En sortant du cinéma avec son groupe d’ados, Rafika, animatrice en centre social pendant les vacances, est tombée sur une drôle de surprise.
Une histoire tellement surréaliste mais malheureusement quasi quotidienne pour beaucoup, m’est arrivée il y a quelques jours. Depuis sept ans maintenant je travaille en animation et depuis un an et demi, j’ai intégré le secteur jeune du centre social Chaprennes-Tonkin.
Pour avoir travaillé dans de nombreuses structures depuis toutes ces années, je m’estime chanceuse d’évoluer et d’apprendre auprès de ma directrice Houda Afsouni. Avec le temps, travailler dans ce secteur est presque devenu une vocation.

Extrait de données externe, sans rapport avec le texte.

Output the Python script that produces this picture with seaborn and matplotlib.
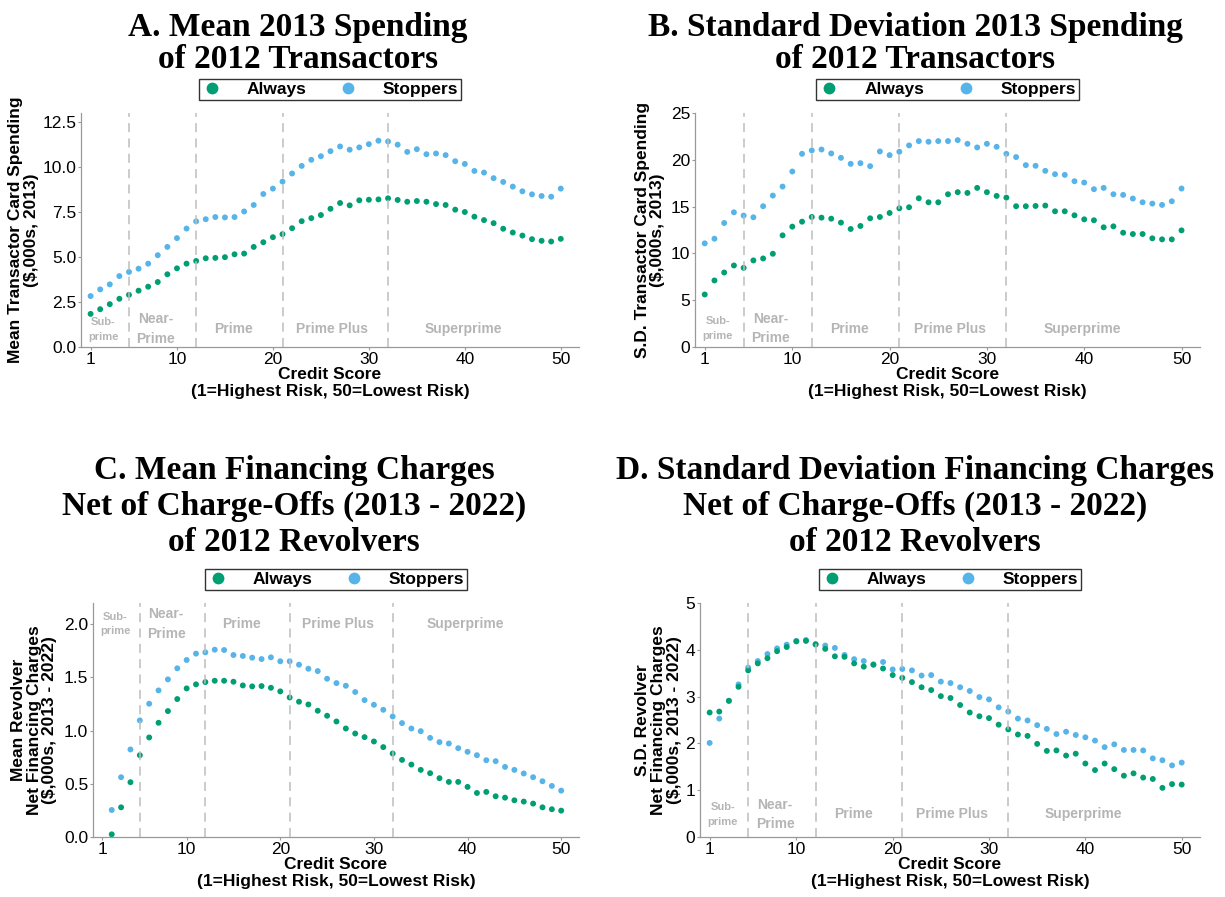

Voir évoluer des générations d’enfants, qui grandissent et se construisent pour devenir des adultes,est extrêmement valorisant. Le comportement de l’animateur doit être exemplaire quand il s’agit de côtoyer un public jeune. Nos actions et nos mots ont un impact très fort, parfois même sous-estimé, sur ces derniers. C’est pourquoi, pour ma part, j’apprécie d’être dans ce centre et de mener des projets qui permettent aux jeunes de sortir du quartier, de découvrir des valeurs de solidarité et de citoyenneté.
Sauf que… tout ce travail en amont qui met des années pour porter ses fruits, peut être balayé en un instant.
Vendredi après-midi, nous sortions du cinéma, situé à Vaulx-en-Velin La Soie. J’accompagnais, avec une deuxième animatrice, un groupe de seize jeunes, âgés entre 12 et 15 ans, autant de filles que de garçons. Nous nous dirigions en direction du métro tout en discutant. Juste avant d’arriver au métro, notre groupe est subitement arrêté par quatre agents de la Brigade Anti Criminalité, la BAC, et deux voitures qui nous bloquaient le passage. Sans un mot et de façon très machinale, l’un des agents pose ses mains sur les poches d’un des ados et se met à en tripoter le contenu.
Je n’ai pas eu le temps de réaliser ce qui se passait sous mes yeux, qui étaient fixés sur les mains de ce policier posées sur les poches d’un de mes jeunes. Je suis restée interloquée tout comme l’ensemble des ados. Nous l’étions tous, sauf ma collègue animatrice qui, du tac au tac et avec un aplomb qui force le respect, qui a dit : « Nous sommes un centre social, nous sortons du cinéma, nous rentrons au centre. Les enfants vous êtes sous ma responsabilité, c’est à moi que vous obéissez. Je vous dis de continuer vers le métro, vous venez ». Personne ne comprend alors ce qui se passe, elle continue : « Ils voulaient nous dire bonjour. Donc bonjour et au revoir, les enfants on y va ! ». Le policier ne semble pas trouver ses mots et balbutie un « bonjour ».
Nous nous dirigeons alors vers le métro et je ne réalise toujours pas ce qui vient de se passer en une vingtaine de secondes. Puis un sentiment de colère m’envahit. Alors c’est ça, faire comme si de rien n’était et accepter qu’un policier fouille un ado tout juste sortie de l’enfance ? Jamais de toute ma carrière je n’ai été confrontée à cela.
Cette impunité et cette injustice qui fait que l’on est impuissant. Cette situation flagrante d’inégalité et de discrimination. Est-ce que nous représentions une quelconque menace à l’ordre et à la sécurité publique ?
Lorsque nous passons les différents diplômes de l’animation, nous sommes formés au respect de la législation en vigueur garantie par Jeunesse et Sport. Notre premier devoir, selon moi, est de garantir la sécurité physique et morale des mineurs qui sont sous notre responsabilité. Il devient difficile dans ce genre de situation de prôner des valeurs de citoyenneté, quand ceux-là même qui doivent en premier lieux, garantir cette dite sécurité, la bafouent. Quelle image alors renvoient-ils à ces futurs citoyens ? La sécurité, terme que l’on entend perpétuellement dans la bouche de notre gouvernement…
On dit souvent que les banlieues sont des zones de non-droit. Je suis d’accord avec ce postulat. Mais de non-droit pour qui ? Pour les habitants qui y vivent le plus souvent.